日韓合作「外地の三人姉妹」再演スタート (original) (raw)
KAAT×東京デスロック×第12言語演劇スタジオ「外地の三人姉妹」が、昨日11月29日に神奈川・KAAT神奈川芸術劇場 大スタジオで開幕した。
「外地の三人姉妹」は、韓国の劇団・第12言語演劇スタジオの芸術監督ソン・ギウンが翻案・脚本、東京デスロックの多田淳之介が演出を手がけ、2020年に初演された作品。アントン・チェーホフ「三人姉妹」が原作の本作では、物語の舞台をロシア帝政末期の田舎町から1930年代の朝鮮北部に置き換え、三姉妹を日本軍の亡くなった将校の娘たちとして描き出す。約3年ぶりの再演となる今回は、ソンが戯曲を改訂。初演キャストに加え、新たに佐藤誓が出演する。
開幕に際し、ソンは「初日が無事に開けて、感慨無量です。3年前、初演の際は新型コロナウイルスの影響で、ソウルからここKAAT神奈川芸術劇場まで来ることが出来ませんでした。再演にあたって、ついに本物の『外地の三人姉妹』を拝見することができました。韓国では、日本のことを『近くて遠い国』とよく言います。私が台本を書いたこの物語は、演出家の多田さんと14名の俳優、大勢のスタッフの皆さんの丁寧でありながらスマートなお仕事により『遠くても近い話』になっていると思います。国際間の合作のお芝居はいつも奇跡的に実現されます。この奇跡的な舞台をどうか近く、深く楽しめることを祈っております」とコメント。

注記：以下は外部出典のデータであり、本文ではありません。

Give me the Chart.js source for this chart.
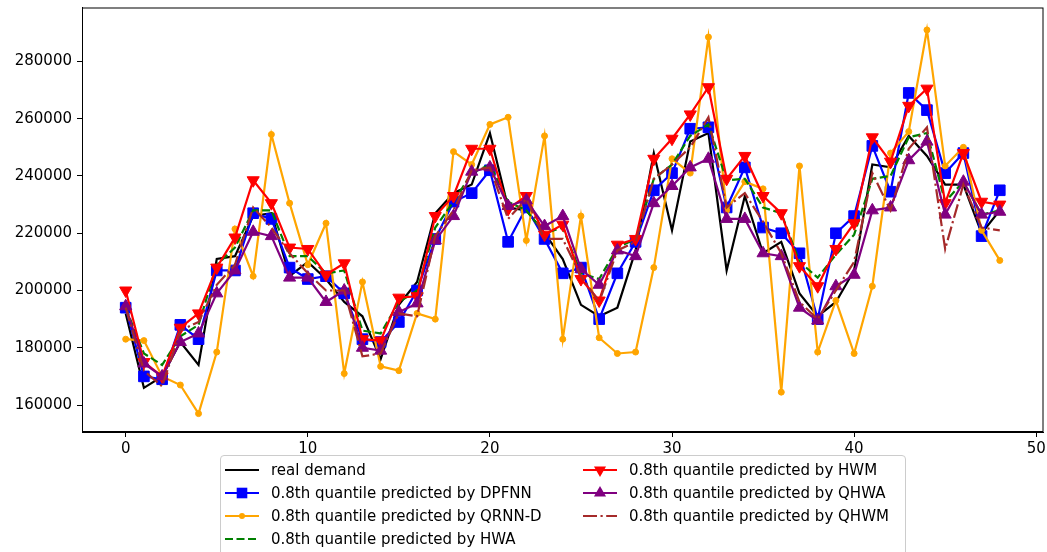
<!DOCTYPE html>
<html>
<head>
<meta charset="utf-8">
<script src="https://cdn.jsdelivr.net/npm/chart.js@4.4.0/dist/chart.umd.min.js"></script>
<style>
    html, body { margin: 0; padding: 0; background: #fff; overflow: hidden; }
    #wrap { position: relative; width: 1047px; height: 552px; overflow: hidden; }
    #chart { position: absolute; left: 0; top: -1px; }
    #legend {
        position: absolute; left: 220px; top: 455px; width: 686px; height: 110px;
        border: 1px solid #cccccc; border-radius: 4px; background: rgba(255, 255, 255, 0.8);
        box-sizing: border-box;
        font-family: "DejaVu Sans", sans-serif; font-size: 15px; color: #000;
    }
    .item { position: absolute; height: 20px; display: flex; align-items: center; white-space: nowrap; }
    .item canvas { margin-right: 12px; }
</style>
</head>
<body>
<div id="wrap">
    <canvas id="chart" width="1052" height="553"></canvas>
    <div id="legend"></div>
</div>
<script>
// x positions (period index)
const periods = [0, 1, 2, 3, 4, 5, 6, 7, 8, 9, 10, 11, 12, 13, 14, 15, 16, 17, 18, 19, 20, 21, 22, 23, 24,
    25, 26, 27, 28, 29, 30, 31, 32, 33, 34, 35, 36, 37, 38, 39, 40, 41, 42, 43, 44, 45, 46, 47, 48];

const realDemand = [192000, 166000, 170000, 182000, 174000, 211000, 212000, 226000, 227000, 205000, 210000, 204000, 196000,
    191000, 176000, 195000, 203000, 227000, 234000, 237000, 255000, 229000, 228000, 220000, 211000,
    195000, 191000, 194000, 214000, 248000, 221000, 252000, 255000, 207000, 233000, 213000, 217000,
    199000, 191000, 196000, 207000, 244000, 243000, 254000, 247000, 237000, 237000, 220000, 228000];

const dpfnn = [194000, 170000, 169000, 188000, 183000, 207000, 207000, 227000, 225000, 208000, 204000, 205000, 199000,
    183000, 182000, 189000, 200000, 218000, 231000, 234000, 242000, 217000, 229000, 218000, 206000,
    208000, 190000, 206000, 217000, 235000, 241000, 256500, 257000, 229000, 243000, 222000, 220000,
    213000, 190000, 220000, 226000, 250500, 234500, 269000, 263000, 241000, 248000, 219000, 235000];

const qrnnD = [183000, 182500, 170000, 167000, 157000, 178500, 221500, 205000, 254500, 230500, 209000, 223500, 171000,
    203000, 173500, 172000, 192000, 190000, 248500, 244000, 258000, 260500, 217500, 254000, 183000,
    226000, 183500, 178000, 178500, 208000, 246000, 241000, 288500, 228000, 238000, 235500, 164500,
    243500, 178500, 196500, 178000, 201500, 248000, 255500, 291000, 243500, 250000, 221000, 210500];

const hwa = [194000, 178000, 174000, 184000, 188000, 209000, 215000, 228000, 228000, 212000, 212000, 206000, 207000,
    186000, 185000, 196000, 200000, 222000, 231000, 241000, 244000, 231000, 228000, 220000, 222000,
    206000, 204000, 215000, 218000, 239000, 244000, 254000, 258000, 238500, 239000, 229000, 227000,
    210000, 204500, 212500, 219500, 239000, 240000, 253500, 255000, 231000, 238000, 226500, 228000];

const hwm = [200000, 175000, 170000, 187000, 192000, 208000, 218500, 238500, 230500, 215000, 214500, 205500, 209500,
    183000, 182500, 197500, 198000, 226000, 233000, 249500, 249500, 228500, 233000, 219500, 223000,
    204000, 196500, 216000, 218000, 246000, 253000, 261500, 271000, 239000, 247000, 233000, 227000,
    208500, 201500, 214500, 223500, 253500, 245000, 264500, 270500, 230500, 248000, 231000, 230000];

const qhwa = [194500, 174500, 170000, 182000, 185000, 199000, 207000, 220500, 219000, 204500, 204500, 196000, 200000,
    180000, 179000, 192500, 195500, 217500, 226000, 241500, 243000, 229500, 231500, 222500, 226000,
    207500, 202000, 214000, 212000, 230500, 236500, 243000, 246000, 225000, 225000, 213000, 212000,
    194000, 189500, 201500, 205500, 228000, 229000, 245500, 252000, 226500, 238000, 226500, 227500];

const qhwm = [194000, 172000, 166500, 186000, 189000, 202000, 209000, 229000, 222000, 213000, 206000, 200000, 200000,
    177000, 178000, 192000, 191000, 219000, 228000, 242000, 243000, 225000, 232000, 218000, 218000,
    205000, 196000, 214000, 217000, 239000, 244000, 250000, 260500, 229000, 234000, 224000, 213000,
    196000, 190000, 200000, 210000, 241000, 228000, 249500, 257000, 214500, 237000, 222000, 221000];

const xTicks = [0, 10, 20, 30, 40, 50];
const yTicks = [160000, 180000, 200000, 220000, 240000, 260000, 280000];

const series = [
    { label: 'real demand', data: realDemand, color: '#000000', dash: [], marker: null, r: 0, col: 0, row: 0 },
    { label: '0.8th quantile predicted by DPFNN', data: dpfnn, color: '#0000ff', dash: [], marker: 'rect', r: 7.5, col: 0, row: 1 },
    { label: '0.8th quantile predicted by QRNN-D', data: qrnnD, color: '#ffa500', dash: [], marker: 'circle', r: 3, col: 0, row: 2 },
    { label: '0.8th quantile predicted by HWA', data: hwa, color: '#008000', dash: [8, 3.5], marker: null, r: 0, col: 0, row: 3 },
    { label: '0.8th quantile predicted by HWM', data: hwm, color: '#ff0000', dash: [], marker: 'triangleDown', r: 7, col: 1, row: 0 },
    { label: '0.8th quantile predicted by QHWA', data: qhwa, color: '#800080', dash: [], marker: 'triangleUp', r: 7, col: 1, row: 1 },
    { label: '0.8th quantile predicted by QHWM', data: qhwm, color: '#a52a2a', dash: [14, 3.5, 2.2, 3.5], marker: null, r: 0, col: 1, row: 2 }
];

const FONT = { family: 'DejaVu Sans', size: 15 };

// full box around the plot, like matplotlib spines
const frame = {
    id: 'frame',
    afterDraw(chart) {
        const { ctx, chartArea: a } = chart;
        ctx.save();
        ctx.strokeStyle = '#000';
        ctx.lineWidth = 1;
        ctx.strokeRect(a.left + 0.5, a.top + 0.5, a.right - a.left - 1, a.bottom - a.top - 1);
        ctx.restore();
    }
};

new Chart(document.getElementById('chart').getContext('2d'), {
    type: 'line',
    data: {
        datasets: series.map((s, i) => ({
            label: s.label,
            data: s.data.map((v, j) => ({ x: periods[j], y: v })),
            borderColor: s.color,
            backgroundColor: s.color,
            borderWidth: 2.2,
            borderDash: s.dash,
            tension: 0,
            fill: false,
            pointRadius: s.r,
            pointStyle: s.marker === 'rect' ? 'rect' : (s.marker && s.marker.startsWith('triangle') ? 'triangle' : 'circle'),
            pointRotation: s.marker === 'triangleDown' ? 180 : 0,
            pointBackgroundColor: s.color,
            pointBorderColor: s.color,
            pointBorderWidth: 1,
            order: series.length - i
        }))
    },
    options: {
        responsive: false,
        animation: false,
        layout: { padding: { left: 0, right: 4, top: 5.5, bottom: 0 } },
        plugins: {
            legend: { display: false },
            tooltip: { enabled: false }
        },
        scales: {
            x: {
                type: 'linear',
                min: -2.4,
                max: 50.4,
                afterBuildTicks: (scale) => { scale.ticks = xTicks.map(v => ({ value: v })); },
                afterFit: (scale) => { scale.height = 120; scale.paddingLeft = 0; scale.paddingRight = 0; },
                grid: { drawOnChartArea: false, drawTicks: true, tickLength: 5, color: '#000' },
                border: { display: true, color: '#000' },
                ticks: { color: '#000', font: FONT, padding: 3, maxRotation: 0, autoSkip: false, callback: v => String(v) }
            },
            y: {
                min: 150580,
                max: 298840,
                afterBuildTicks: (scale) => { scale.ticks = yTicks.map(v => ({ value: v })); },
                afterFit: (scale) => { scale.width = 82; scale.paddingTop = 0; scale.paddingBottom = 0; },
                grid: { drawOnChartArea: false, drawTicks: true, tickLength: 5, color: '#000' },
                border: { display: true, color: '#000' },
                ticks: { color: '#000', font: FONT, padding: 5, autoSkip: false, callback: v => String(v) }
            }
        }
    },
    plugins: [frame]
});

// legend drawn as html, matplotlib style
function drawMarker(ctx, shape, x, y, r) {
    ctx.beginPath();
    if (shape === 'rect') {
        const s = r * Math.SQRT1_2;
        ctx.rect(x - s, y - s, 2 * s, 2 * s);
    } else if (shape === 'circle') {
        ctx.arc(x, y, r, 0, Math.PI * 2);
    } else if (shape === 'triangleUp' || shape === 'triangleDown') {
        const d = shape === 'triangleUp' ? -1 : 1;
        const h = r * Math.sqrt(3) / 2;
        ctx.moveTo(x, y + d * r);
        ctx.lineTo(x - h, y - d * r / 2);
        ctx.lineTo(x + h, y - d * r / 2);
        ctx.closePath();
    }
    ctx.fill();
}

const legendEl = document.getElementById('legend');
series.forEach(s => {
    const item = document.createElement('div');
    item.className = 'item';
    item.style.left = (s.col === 0 ? 4 : 362) + 'px';
    item.style.top = (4 + s.row * 23) + 'px';
    const c = document.createElement('canvas');
    c.width = 34; c.height = 18;
    const g = c.getContext('2d');
    g.strokeStyle = s.color;
    g.fillStyle = s.color;
    g.lineWidth = 2;
    g.setLineDash(s.dash);
    g.beginPath(); g.moveTo(0, 9); g.lineTo(34, 9); g.stroke();
    if (s.marker) drawMarker(g, s.marker, 17, 9, s.r);
    item.appendChild(c);
    const t = document.createElement('span');
    t.textContent = s.label;
    item.appendChild(t);
    legendEl.appendChild(item);
});
</script>
</body>
</html>
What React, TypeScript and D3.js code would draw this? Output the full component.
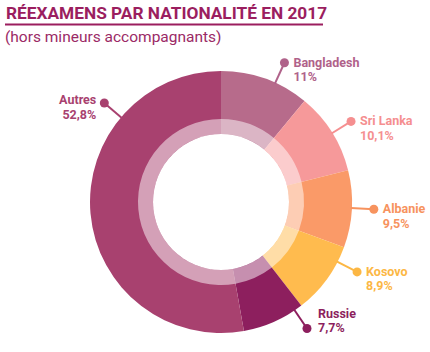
import React from "react";
import * as d3 from "d3";

const categories = ["Bangladesh", "Sri Lanka", "Albanie", "Kosovo", "Russie", "Autres"];
const values = [11, 10.1, 9.5, 8.9, 7.7, 52.8];
const valueLabels = ["11%", "10,1%", "9,5%", "8,9%", "7,7%", "52,8%"];
const colors = ["#b76b8b", "#f6999a", "#fa9a68", "#ffbb4e", "#8d1f5e", "#a8416f"];
const labelColors = ["#b0628a", "#f58f90", "#f7935e", "#fcb744", "#8d1f5e", "#a8416f"];
// label leader angles (degrees, clockwise from top) – layout only
const labelAngles = [24.5, 58.2, 92.7, 117.2, 145.8, 310.3];

const W = 430, H = 352;
const cx = 221, cy = 202;
const rOuter = 131, rRing = 83, rHole = 68, rDot = 153;

export default function App() {
  const pie = d3.pie<number>().value((d) => d).sort(null);
  const arcs = pie(values);
  const outerArc = d3.arc<d3.PieArcDatum<number>>().innerRadius(0).outerRadius(rOuter);
  const ringArc = d3.arc<d3.PieArcDatum<number>>().innerRadius(rHole).outerRadius(rRing);

  return (
    <svg width={W} height={H} style={{ position: "absolute", left: 0, top: 0 }} fontFamily="Roboto">
      <text x={6} y={19} fontSize={17.3} fontWeight={700} fill="#9b1e5f">RÉEXAMENS PAR NATIONALITÉ EN 2017</text>
      <line x1={5} x2={323} y1={24.5} y2={24.5} stroke="#9b1e5f" strokeWidth={2} />
      <text x={5} y={42} fontSize={15.5} fill="#9b2a66">(hors mineurs accompagnants)</text>
      <g transform={`translate(${cx},${cy})`}>
        {arcs.map((a, i) => (
          <path key={"o" + i} d={outerArc(a) || ""} fill={colors[i]} />
        ))}
        {arcs.map((a, i) => (
          <path key={"r" + i} d={ringArc(a) || ""} fill="#ffffff" fillOpacity={0.5} />
        ))}
        <circle r={rHole} fill="#ffffff" />
      </g>
      {categories.map((c, i) => {
        const ang = (labelAngles[i] * Math.PI) / 180;
        const sx = Math.sin(ang), sy = -Math.cos(ang);
        const dx = cx + rDot * sx, dy = cy + rDot * sy;
        const ex = cx + (rOuter - 1) * sx, ey = cy + (rOuter - 1) * sy;
        const left = sx < 0;
        const below = labelAngles[i] > 135 && labelAngles[i] < 225;
        const tx = left ? dx - 8 : dx + (below ? 11 : 9);
        const ty = below ? dy - 11 : dy + (left ? 1 : 4);
        return (
          <g key={"l" + i}>
            <line x1={dx} y1={dy} x2={ex} y2={ey} stroke={labelColors[i]} strokeWidth={2} />
            <circle cx={dx} cy={dy} r={4.5} fill={labelColors[i]} />
            <text x={tx} y={ty} fontSize={12.5} fontWeight={700} fill={labelColors[i]} textAnchor={left ? "end" : "start"}>
              <tspan x={tx}>{c}</tspan>
              <tspan x={tx} dy={14.5}>{valueLabels[i]}</tspan>
            </text>
          </g>
        );
      })}
    </svg>
  );
}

多田は「無事に3年ぶりの再演の幕が開きました。今作のアントン・チェーホフ『三人姉妹』の日帝朝鮮時代への翻案は、遠くロシアの物語を驚くほどに身近に、自分ごとに感じさせてくれます。日常から離れ少し足を止めて歴史を見ることは、1910年から続く時間、2023年現在のウクライナやパレスチナの状況、そしてこれからの私たちの未来を想像するために大切なことだと思います。2009年から続けているソン・ギウンさんとの創作は、近年は日韓の歴史を扱う事が多いですが、私たちの世代の日韓演劇交流の未来を作ろうと意気投合して始まりました。ソンさんも、韓国の俳優、スタッフたちも、もちろん日本のチームも、日本の観客との出会いを楽しみにしています。ぜひ劇場で一緒に未来を想像してもらえたら嬉しいです」とメッセージを送った。
上演時間は休憩を含む約3時間。公演は12月10日まで。本日11月30日にはソンと多田、12月4日には多田とKAAT神奈川芸術劇場の芸術監督・長塚圭史によるアフタートークが行われる。
KAAT×東京デスロック×第12言語演劇スタジオ「外地の三人姉妹」
※松崎義邦の「崎」は立つ崎(たつさき)が正式表記。